| RAW RECORDS |
>> BEGIN

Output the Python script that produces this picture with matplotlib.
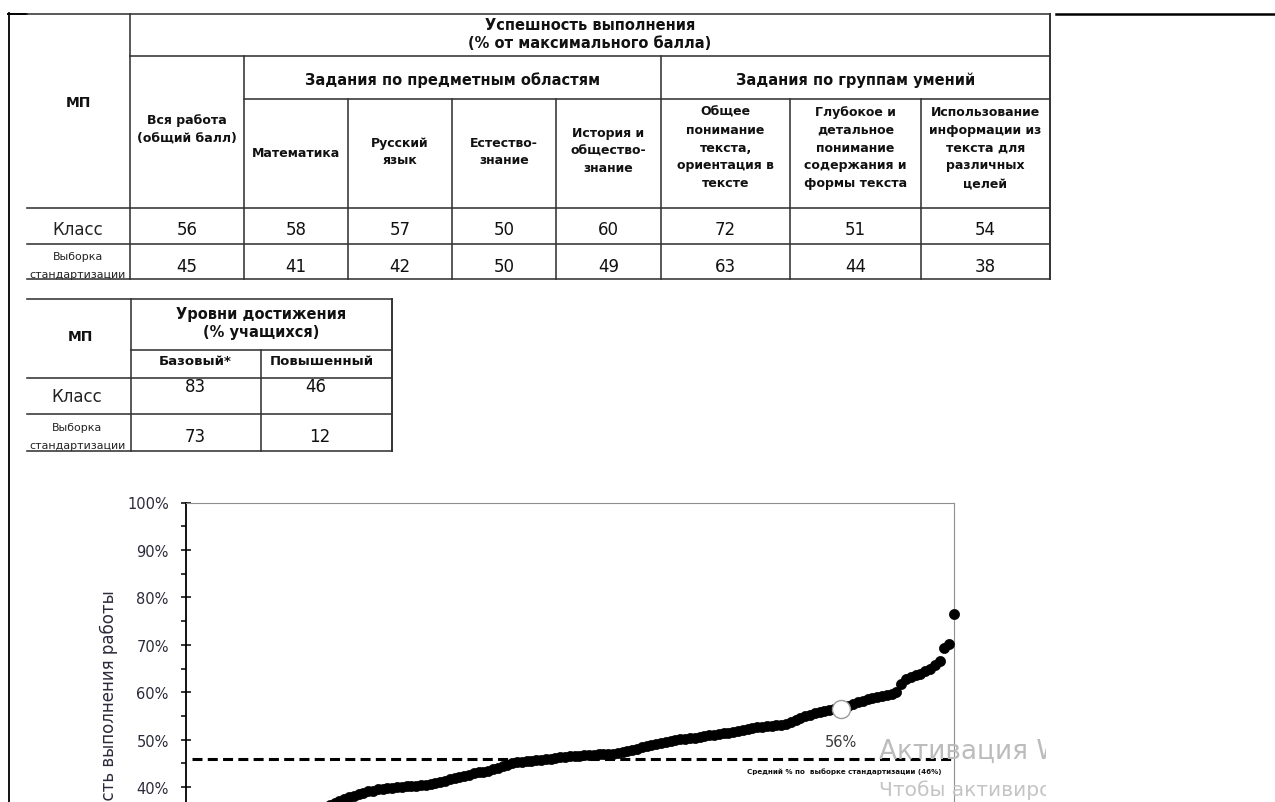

>> END
>> BEGIN

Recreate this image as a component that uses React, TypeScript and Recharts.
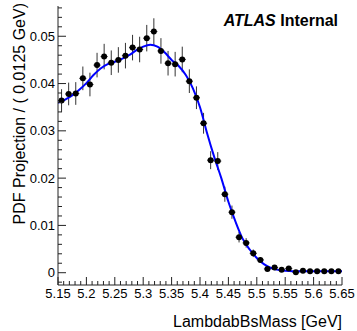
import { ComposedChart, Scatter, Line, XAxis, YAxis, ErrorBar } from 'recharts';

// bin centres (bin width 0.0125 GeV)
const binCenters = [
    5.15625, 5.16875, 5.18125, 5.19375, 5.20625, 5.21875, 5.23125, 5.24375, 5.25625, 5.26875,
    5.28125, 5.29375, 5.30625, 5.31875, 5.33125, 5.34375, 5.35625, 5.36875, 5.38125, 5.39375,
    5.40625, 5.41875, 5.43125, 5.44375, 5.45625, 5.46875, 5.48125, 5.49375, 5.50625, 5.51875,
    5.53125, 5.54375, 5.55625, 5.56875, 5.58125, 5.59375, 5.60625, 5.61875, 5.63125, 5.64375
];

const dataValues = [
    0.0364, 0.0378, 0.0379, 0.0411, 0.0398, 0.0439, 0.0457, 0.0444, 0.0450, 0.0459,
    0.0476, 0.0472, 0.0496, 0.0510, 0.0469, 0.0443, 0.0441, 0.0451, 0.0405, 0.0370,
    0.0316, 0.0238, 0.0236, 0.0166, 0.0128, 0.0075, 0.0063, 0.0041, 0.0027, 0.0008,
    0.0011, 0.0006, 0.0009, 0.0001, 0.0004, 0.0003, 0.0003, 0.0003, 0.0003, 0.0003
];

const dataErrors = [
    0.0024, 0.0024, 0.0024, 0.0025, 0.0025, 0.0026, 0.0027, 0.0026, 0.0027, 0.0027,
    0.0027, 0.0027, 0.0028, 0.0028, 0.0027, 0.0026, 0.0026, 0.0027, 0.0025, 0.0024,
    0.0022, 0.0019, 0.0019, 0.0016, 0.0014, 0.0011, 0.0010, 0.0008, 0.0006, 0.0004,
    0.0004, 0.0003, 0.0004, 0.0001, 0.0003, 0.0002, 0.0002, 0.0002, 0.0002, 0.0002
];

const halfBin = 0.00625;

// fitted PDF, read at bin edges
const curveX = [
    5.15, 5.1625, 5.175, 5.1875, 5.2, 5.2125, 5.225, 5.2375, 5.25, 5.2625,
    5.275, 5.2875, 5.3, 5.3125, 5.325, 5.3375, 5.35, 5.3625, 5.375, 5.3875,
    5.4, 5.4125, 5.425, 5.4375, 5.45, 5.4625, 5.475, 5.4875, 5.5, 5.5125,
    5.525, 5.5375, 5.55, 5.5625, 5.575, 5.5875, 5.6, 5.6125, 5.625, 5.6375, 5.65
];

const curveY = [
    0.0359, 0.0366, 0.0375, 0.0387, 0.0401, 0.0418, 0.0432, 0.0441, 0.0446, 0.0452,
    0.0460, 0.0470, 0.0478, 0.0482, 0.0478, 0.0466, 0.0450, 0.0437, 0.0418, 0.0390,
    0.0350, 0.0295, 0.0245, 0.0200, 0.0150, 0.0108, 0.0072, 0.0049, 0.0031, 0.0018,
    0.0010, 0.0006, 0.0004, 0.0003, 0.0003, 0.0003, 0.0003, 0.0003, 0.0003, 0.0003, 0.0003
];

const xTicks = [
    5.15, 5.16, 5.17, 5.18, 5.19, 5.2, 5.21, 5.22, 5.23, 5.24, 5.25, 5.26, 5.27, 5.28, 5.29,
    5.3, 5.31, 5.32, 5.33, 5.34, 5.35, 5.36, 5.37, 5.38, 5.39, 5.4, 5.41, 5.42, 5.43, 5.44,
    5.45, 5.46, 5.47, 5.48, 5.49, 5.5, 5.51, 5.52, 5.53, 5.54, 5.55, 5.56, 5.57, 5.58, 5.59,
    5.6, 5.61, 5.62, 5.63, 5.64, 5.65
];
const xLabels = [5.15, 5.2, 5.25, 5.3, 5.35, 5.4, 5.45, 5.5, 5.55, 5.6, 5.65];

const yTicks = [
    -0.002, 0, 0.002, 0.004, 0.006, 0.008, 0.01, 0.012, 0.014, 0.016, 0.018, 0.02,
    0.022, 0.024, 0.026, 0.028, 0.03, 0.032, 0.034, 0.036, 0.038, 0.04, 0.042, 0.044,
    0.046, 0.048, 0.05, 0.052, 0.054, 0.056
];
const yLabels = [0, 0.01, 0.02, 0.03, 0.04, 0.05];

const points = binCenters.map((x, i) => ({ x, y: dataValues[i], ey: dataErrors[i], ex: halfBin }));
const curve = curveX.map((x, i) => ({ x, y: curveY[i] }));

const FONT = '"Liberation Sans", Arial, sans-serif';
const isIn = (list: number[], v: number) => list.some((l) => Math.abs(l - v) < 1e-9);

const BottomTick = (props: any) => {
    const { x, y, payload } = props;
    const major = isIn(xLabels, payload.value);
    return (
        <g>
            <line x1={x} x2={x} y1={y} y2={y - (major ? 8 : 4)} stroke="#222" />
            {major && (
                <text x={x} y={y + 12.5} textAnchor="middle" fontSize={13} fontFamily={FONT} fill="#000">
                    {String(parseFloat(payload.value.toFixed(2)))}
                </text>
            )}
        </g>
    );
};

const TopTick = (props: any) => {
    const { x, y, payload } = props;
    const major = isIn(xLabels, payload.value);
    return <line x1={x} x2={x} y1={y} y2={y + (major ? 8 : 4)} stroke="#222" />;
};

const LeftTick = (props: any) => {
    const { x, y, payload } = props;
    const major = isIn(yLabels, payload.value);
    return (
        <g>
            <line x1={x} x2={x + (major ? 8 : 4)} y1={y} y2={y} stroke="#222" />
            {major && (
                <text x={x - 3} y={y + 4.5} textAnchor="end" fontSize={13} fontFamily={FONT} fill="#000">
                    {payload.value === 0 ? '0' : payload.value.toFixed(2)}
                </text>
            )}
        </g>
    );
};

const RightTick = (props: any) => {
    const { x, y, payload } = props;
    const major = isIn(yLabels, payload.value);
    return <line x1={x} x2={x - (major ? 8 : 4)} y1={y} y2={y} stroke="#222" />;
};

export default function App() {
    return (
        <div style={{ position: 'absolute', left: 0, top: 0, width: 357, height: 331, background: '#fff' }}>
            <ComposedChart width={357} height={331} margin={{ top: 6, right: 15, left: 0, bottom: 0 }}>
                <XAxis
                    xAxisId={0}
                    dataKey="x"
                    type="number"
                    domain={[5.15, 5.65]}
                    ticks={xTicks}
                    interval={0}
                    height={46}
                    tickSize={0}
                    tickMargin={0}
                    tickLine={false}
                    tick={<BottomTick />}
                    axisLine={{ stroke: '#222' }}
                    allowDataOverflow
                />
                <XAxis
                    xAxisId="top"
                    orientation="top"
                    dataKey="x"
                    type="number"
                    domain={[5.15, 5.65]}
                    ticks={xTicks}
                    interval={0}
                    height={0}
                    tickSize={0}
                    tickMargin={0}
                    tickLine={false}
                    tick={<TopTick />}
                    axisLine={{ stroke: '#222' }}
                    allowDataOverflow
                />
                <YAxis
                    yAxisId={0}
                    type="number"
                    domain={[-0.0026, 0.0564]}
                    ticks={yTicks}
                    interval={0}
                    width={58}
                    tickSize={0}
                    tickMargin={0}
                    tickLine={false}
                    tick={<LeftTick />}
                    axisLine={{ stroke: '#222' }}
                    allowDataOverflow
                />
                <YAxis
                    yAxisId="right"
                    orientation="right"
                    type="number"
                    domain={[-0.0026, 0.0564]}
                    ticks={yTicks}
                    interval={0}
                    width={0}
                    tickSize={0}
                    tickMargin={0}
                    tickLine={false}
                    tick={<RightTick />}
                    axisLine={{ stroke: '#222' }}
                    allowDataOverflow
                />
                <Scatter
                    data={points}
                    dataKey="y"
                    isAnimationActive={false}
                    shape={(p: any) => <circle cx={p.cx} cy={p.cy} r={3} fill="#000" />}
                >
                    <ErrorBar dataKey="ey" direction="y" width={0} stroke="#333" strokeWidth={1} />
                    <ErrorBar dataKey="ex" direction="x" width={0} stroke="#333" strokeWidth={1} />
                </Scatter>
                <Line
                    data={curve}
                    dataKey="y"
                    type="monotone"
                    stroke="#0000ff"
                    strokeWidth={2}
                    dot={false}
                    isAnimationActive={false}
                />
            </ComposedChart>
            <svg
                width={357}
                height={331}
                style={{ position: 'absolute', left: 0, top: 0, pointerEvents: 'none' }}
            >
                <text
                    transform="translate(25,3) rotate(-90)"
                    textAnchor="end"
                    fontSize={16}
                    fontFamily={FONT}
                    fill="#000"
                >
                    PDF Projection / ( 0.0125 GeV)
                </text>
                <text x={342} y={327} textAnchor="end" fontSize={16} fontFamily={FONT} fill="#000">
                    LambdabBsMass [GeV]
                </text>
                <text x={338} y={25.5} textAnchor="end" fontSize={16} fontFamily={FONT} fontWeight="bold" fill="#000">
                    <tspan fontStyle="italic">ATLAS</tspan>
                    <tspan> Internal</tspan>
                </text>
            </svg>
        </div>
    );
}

>> END

| WRITTEN TASK |
Your task is to transcribe exactly the lines starting at the line that contains "Recreate this image" and ending at the line that contains "XAxis, YAxis, ErrorBar", both included. Leave out the pictures.

| SOLVED EXERCISE |
Recreate this image as a component that uses React, TypeScript and Recharts.
import { ComposedChart, Scatter, Line, XAxis, YAxis, ErrorBar } from 'recharts';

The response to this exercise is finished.